_TO BE DONE_. State the number of lines in these records holding "that". Say nothing more.
------
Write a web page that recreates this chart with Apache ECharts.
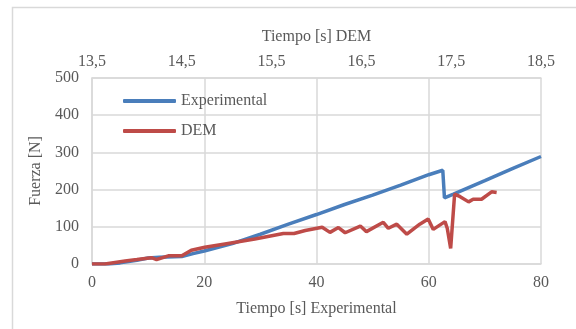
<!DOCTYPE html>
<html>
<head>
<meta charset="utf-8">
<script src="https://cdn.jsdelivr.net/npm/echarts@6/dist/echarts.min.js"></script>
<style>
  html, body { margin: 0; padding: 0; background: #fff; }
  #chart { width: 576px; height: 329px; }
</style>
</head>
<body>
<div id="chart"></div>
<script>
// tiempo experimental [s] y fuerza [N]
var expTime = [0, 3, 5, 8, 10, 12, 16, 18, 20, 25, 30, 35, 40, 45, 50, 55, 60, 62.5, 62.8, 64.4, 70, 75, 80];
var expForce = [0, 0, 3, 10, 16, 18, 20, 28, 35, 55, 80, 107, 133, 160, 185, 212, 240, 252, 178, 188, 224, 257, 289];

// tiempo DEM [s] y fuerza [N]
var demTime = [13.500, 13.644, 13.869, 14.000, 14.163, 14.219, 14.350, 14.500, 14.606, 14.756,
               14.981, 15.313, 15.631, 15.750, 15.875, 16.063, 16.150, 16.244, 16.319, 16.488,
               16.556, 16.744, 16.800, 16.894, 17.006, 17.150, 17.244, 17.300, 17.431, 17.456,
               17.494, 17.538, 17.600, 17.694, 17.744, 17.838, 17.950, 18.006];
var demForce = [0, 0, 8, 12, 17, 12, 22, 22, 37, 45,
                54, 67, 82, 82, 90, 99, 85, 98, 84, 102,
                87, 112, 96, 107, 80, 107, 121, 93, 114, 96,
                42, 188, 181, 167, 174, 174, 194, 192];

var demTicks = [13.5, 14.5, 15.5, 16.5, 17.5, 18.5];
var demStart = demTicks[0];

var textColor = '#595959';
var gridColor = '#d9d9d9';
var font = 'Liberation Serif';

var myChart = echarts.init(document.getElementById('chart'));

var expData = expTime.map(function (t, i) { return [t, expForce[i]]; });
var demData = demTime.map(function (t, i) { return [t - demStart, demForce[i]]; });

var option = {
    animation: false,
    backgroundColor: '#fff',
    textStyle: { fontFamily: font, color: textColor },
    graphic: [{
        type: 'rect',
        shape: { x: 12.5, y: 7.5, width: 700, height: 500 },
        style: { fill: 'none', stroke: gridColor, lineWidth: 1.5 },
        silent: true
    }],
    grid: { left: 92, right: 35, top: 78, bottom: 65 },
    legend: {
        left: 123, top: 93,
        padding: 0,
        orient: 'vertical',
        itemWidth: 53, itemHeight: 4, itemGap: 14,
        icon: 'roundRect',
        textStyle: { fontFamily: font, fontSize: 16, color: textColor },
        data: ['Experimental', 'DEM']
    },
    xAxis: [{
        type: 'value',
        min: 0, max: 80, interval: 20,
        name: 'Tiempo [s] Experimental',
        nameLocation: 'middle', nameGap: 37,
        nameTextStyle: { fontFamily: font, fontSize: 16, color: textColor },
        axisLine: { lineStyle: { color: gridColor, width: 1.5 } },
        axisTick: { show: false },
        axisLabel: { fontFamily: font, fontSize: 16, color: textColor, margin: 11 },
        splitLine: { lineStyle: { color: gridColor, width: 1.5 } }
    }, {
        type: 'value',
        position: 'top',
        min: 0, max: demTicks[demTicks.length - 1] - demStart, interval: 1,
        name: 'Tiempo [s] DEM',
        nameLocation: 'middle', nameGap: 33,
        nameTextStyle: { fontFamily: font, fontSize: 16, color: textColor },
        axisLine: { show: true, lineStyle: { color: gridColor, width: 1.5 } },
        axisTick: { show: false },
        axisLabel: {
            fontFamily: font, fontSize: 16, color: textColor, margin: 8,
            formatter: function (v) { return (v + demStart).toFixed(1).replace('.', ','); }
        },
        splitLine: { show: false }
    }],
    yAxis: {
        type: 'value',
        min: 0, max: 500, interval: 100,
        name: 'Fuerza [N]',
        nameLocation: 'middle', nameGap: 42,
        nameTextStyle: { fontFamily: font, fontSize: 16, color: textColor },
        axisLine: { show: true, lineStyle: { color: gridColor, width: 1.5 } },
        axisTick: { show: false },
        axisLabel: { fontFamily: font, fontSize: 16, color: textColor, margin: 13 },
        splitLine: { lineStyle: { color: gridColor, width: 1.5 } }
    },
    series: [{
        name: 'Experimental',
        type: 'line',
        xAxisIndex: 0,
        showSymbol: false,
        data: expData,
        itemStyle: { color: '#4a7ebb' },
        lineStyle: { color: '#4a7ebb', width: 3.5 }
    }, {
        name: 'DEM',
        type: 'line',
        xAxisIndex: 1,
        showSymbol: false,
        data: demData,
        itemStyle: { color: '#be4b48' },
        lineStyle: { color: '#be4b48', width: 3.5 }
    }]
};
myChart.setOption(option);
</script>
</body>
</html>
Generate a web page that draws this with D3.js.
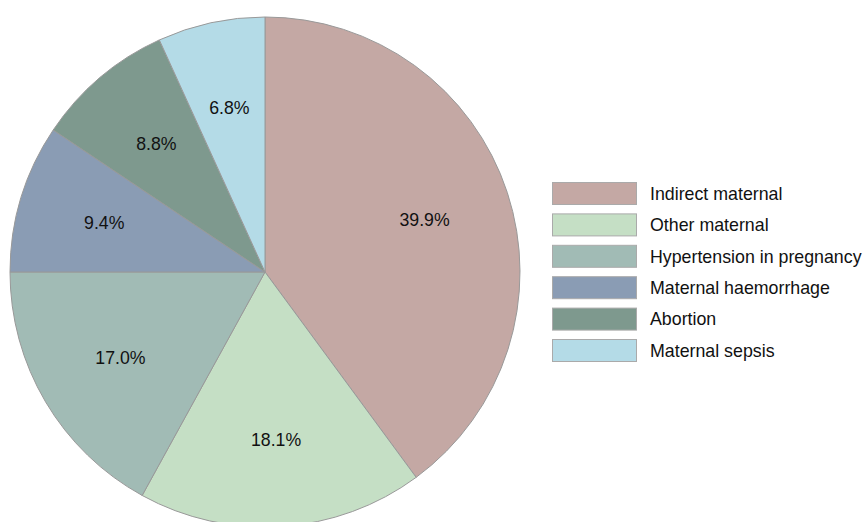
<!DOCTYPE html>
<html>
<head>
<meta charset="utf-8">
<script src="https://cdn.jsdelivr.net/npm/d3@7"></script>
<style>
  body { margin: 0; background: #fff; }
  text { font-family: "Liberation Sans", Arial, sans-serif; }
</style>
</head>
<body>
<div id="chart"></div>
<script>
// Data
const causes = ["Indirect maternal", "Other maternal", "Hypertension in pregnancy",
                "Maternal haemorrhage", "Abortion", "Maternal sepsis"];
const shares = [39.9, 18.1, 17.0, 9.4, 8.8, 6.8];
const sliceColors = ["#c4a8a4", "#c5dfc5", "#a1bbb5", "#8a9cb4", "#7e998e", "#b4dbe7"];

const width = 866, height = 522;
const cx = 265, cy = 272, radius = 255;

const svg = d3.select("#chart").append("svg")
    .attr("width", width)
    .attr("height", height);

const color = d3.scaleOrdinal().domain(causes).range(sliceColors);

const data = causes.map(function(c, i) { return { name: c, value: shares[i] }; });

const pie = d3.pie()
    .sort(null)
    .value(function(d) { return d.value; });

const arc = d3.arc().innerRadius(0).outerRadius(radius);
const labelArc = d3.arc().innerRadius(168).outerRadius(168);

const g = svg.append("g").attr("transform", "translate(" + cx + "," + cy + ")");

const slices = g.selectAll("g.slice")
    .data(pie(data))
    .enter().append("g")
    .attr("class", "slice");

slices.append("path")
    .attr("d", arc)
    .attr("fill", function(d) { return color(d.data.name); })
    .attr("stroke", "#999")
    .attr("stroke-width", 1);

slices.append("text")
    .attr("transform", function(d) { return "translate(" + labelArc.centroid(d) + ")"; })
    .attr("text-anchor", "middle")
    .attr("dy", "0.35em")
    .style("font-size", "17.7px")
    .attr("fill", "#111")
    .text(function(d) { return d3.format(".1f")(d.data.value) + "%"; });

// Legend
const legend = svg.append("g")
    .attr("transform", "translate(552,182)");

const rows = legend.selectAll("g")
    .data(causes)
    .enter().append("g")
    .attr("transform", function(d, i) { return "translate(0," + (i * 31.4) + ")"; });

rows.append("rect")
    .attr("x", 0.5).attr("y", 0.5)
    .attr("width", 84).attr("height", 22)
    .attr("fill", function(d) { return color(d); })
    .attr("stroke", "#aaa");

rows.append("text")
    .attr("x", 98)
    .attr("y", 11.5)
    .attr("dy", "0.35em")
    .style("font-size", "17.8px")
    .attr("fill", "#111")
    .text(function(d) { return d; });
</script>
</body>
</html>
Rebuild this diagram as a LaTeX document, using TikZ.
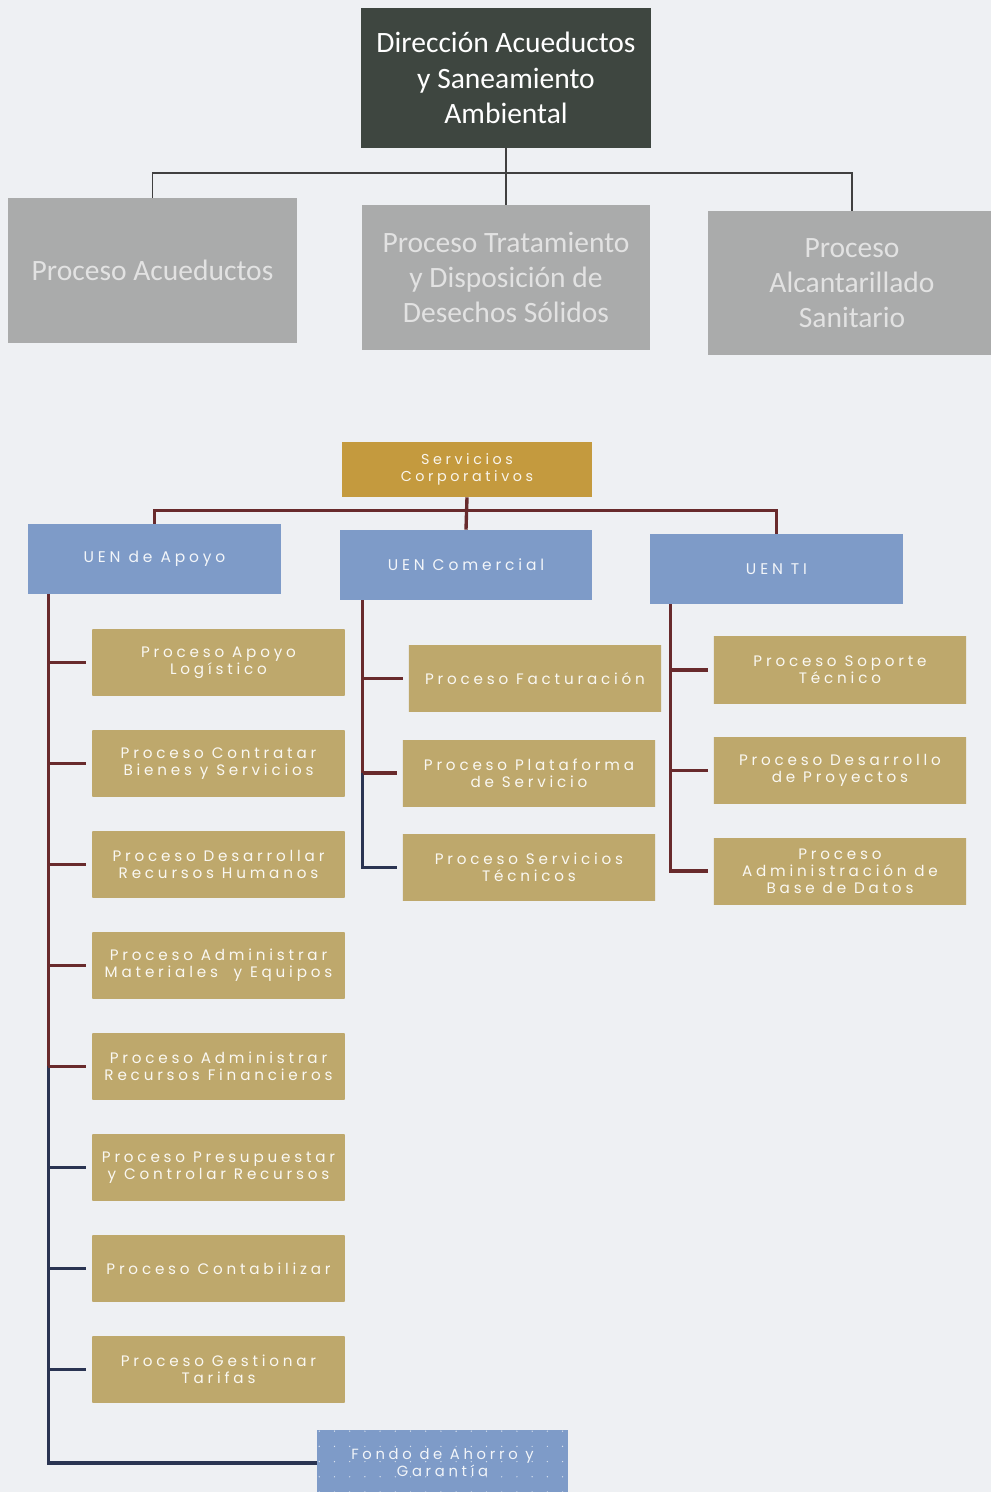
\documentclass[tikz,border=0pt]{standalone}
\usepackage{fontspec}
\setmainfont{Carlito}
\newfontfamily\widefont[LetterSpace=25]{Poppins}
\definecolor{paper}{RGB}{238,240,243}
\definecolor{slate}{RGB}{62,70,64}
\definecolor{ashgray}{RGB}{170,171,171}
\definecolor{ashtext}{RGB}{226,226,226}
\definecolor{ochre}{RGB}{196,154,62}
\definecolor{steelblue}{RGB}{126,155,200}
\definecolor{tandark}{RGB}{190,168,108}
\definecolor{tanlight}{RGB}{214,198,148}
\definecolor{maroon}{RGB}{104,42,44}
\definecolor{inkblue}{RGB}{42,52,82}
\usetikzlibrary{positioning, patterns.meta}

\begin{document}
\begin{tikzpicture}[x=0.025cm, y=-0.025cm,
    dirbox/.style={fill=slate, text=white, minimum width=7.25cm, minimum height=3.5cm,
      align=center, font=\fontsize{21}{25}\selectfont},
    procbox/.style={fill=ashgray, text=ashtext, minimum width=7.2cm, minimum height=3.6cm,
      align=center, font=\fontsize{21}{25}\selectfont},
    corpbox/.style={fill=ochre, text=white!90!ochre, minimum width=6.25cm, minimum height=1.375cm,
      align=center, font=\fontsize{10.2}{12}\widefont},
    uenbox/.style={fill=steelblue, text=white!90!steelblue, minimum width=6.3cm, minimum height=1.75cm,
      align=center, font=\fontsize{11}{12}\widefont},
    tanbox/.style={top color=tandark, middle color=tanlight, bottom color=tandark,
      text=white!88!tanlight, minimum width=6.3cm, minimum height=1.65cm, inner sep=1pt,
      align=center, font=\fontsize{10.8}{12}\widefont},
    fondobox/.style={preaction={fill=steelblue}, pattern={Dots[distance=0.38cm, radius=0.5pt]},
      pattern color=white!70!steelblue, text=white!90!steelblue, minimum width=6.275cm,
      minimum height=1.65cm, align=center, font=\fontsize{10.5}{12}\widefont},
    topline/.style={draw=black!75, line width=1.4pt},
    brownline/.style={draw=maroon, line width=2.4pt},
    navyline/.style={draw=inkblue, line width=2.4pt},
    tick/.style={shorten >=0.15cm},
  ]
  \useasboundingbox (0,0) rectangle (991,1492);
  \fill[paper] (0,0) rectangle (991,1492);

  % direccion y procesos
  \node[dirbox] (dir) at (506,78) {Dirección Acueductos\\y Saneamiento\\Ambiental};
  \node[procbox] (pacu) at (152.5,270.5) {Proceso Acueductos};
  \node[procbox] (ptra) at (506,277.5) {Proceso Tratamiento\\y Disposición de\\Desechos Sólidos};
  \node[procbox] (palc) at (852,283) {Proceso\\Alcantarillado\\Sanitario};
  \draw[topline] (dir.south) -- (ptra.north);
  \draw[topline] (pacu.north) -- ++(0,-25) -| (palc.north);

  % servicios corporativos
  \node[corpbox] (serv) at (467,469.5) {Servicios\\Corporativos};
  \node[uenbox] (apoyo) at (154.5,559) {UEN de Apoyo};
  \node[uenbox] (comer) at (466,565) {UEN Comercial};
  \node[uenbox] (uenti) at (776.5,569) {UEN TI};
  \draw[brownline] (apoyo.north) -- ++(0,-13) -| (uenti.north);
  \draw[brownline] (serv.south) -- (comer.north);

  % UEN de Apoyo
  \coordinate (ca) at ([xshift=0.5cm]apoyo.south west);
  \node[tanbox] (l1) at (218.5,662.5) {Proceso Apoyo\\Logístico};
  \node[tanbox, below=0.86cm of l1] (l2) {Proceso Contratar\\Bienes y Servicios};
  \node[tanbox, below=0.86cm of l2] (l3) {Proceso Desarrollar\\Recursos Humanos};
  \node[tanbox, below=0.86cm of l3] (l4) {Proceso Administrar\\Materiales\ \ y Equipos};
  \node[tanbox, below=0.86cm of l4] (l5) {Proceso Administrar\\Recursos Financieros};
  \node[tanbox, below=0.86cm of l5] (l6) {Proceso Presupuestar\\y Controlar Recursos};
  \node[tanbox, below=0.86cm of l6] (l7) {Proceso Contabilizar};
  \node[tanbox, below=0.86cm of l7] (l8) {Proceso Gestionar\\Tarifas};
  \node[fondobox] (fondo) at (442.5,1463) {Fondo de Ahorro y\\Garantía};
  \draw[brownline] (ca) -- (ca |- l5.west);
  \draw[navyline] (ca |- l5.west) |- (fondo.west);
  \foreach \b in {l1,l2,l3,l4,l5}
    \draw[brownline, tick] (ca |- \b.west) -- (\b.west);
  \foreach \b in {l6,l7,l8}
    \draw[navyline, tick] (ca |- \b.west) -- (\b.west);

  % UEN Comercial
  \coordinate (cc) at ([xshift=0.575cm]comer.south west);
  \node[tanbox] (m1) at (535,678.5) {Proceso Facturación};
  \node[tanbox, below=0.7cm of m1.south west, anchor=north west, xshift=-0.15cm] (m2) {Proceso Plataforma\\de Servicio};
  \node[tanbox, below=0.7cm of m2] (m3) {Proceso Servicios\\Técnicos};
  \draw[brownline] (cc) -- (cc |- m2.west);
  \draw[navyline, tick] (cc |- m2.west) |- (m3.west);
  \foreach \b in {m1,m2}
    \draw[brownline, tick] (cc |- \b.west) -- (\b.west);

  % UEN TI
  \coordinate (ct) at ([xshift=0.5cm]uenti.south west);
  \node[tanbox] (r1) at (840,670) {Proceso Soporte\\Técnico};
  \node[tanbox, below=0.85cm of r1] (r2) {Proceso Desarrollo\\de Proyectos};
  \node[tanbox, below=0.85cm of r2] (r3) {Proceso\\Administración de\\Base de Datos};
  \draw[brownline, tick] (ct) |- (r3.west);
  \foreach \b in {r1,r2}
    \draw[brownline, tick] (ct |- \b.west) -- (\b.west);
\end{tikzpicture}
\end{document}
------
_WRITTEN RESPONSE_. 2